You probably already have a sense of where this is going. Not all legendary gems are equal. Many of the one- and two-star ones are relatively easy to obtain, but if you want to outfit your character with the best-in-slot gems for their class, the sense I get is that you will have to spend money.

Screenshot showing Diablo Immortal's interface for adding gems to equipment.
Blizzard / NetEase

That’s due to how Blizzard and NetEase designed the system for obtaining those gems. They drop exclusively through dungeons called elder rifts. You can play through one whenever you want and they take at most three to four minutes to complete. The catch is that you can modify the rewards you get at the end of an elder rift with rare and legendary crests. The former you can obtain through the merchant I mentioned earlier, and as part of one-time bundles you can buy for completing certain milestones with your character. The game also gives you one free rare crest per day.

Rare crests increase your chance of earning one-star legendary gems by five percent. Legendary crests, meanwhile, give you a 100 percent chance for a legendary gem to drop at the end of an elder rift. The catch here is that what one you will get is up to chance. Adding a further wrinkle to things is that five-star gems can be anywhere between one and five stars in quality when they drop, and you may need to use other gems to unlock their full potential.

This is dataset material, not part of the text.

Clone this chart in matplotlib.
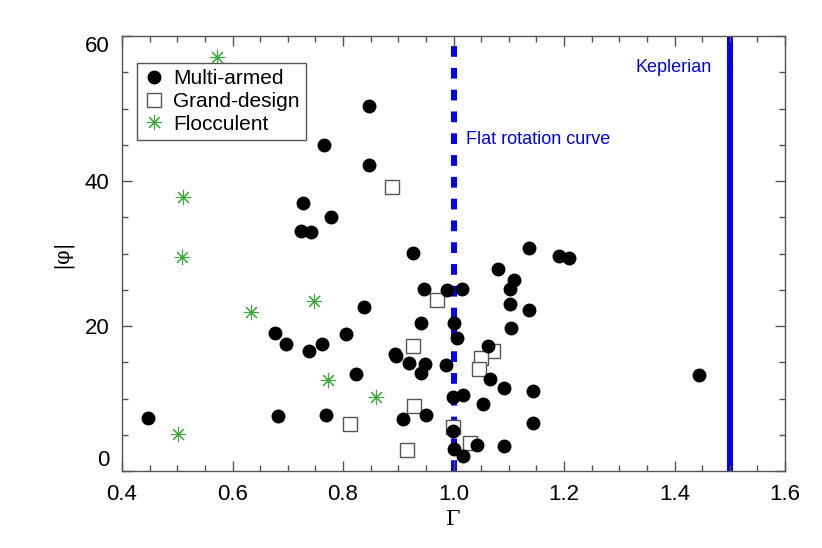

There are a few ways to earn the odd free legendary crest, but you’ll be primarily buying them. A pack of 10 costs 1,600 of the game’s premium currency, or about $25. Legendary crests represent Immortal’s primary form of monetization, but you can also spend money on cosmetics, an enhanced battle pass and a few other things.

The gem system has enough similarities to loot boxes that Activision Blizzard won’t release Immortal in countries with laws against that kind of monetization. It’s also a setup that rewards “whaling.” In other words, the players willing to spend nearly endless amounts of money on the game will be the most powerful.

Screenshot of Wortham, Immortal's starting zone. The demon hunter is seen opening a chest.
Blizzard / NetEase

How you will feel about Immortal’s monetization will depend on what you want to get out of it. You can safely ignore all the systems I mentioned if all you want is to play through the game’s story and level your favorite classes. But just how much you’ll need to spend to participate in the game’s endgame is hard for me to say. Going into tomorrow’s release, the consensus among Immortal’s community is that the answer is a lot.

Again, all of that may not matter to you, but if there’s an issue with Immortal’s monetization, it’s how counter it is to the spirit of the franchise. When Blizzard removed Diablo 3’s controversial gold and real-money auction houses in 2013, the studio said it did so because they ultimately undermined the game’s core gameplay.

It must also be said how easily Immortal could become addictive for some people. In the week Blizzard granted me early access to the game, I spent nearly every spare moment I could find playing through it because I was having so much fun. And when the game becomes officially available on June 2nd, I plan to spend money on things like the enhanced battle pass, but I won’t pay to buy any legendary crests because I think that system is predatory. Some won’t have that restraint.

Outside of Diablo 2: Resurrected, there hasn’t been a new Diablo game in 10 years, and, as of this June, it will be 23 years since Blizzard released Diablo 2. And I think that’s what makes Immortal so easy to be conflicted about. It shows the studio can still create engaging experiences when it gives its talented staff the time they need to work on a project, but it’s also a game that’s impossible to separate from its economics. It’s easy to see a scenario where Immortal is hugely successful for the studio and ends up informing its approach to Diablo 4 and future projects.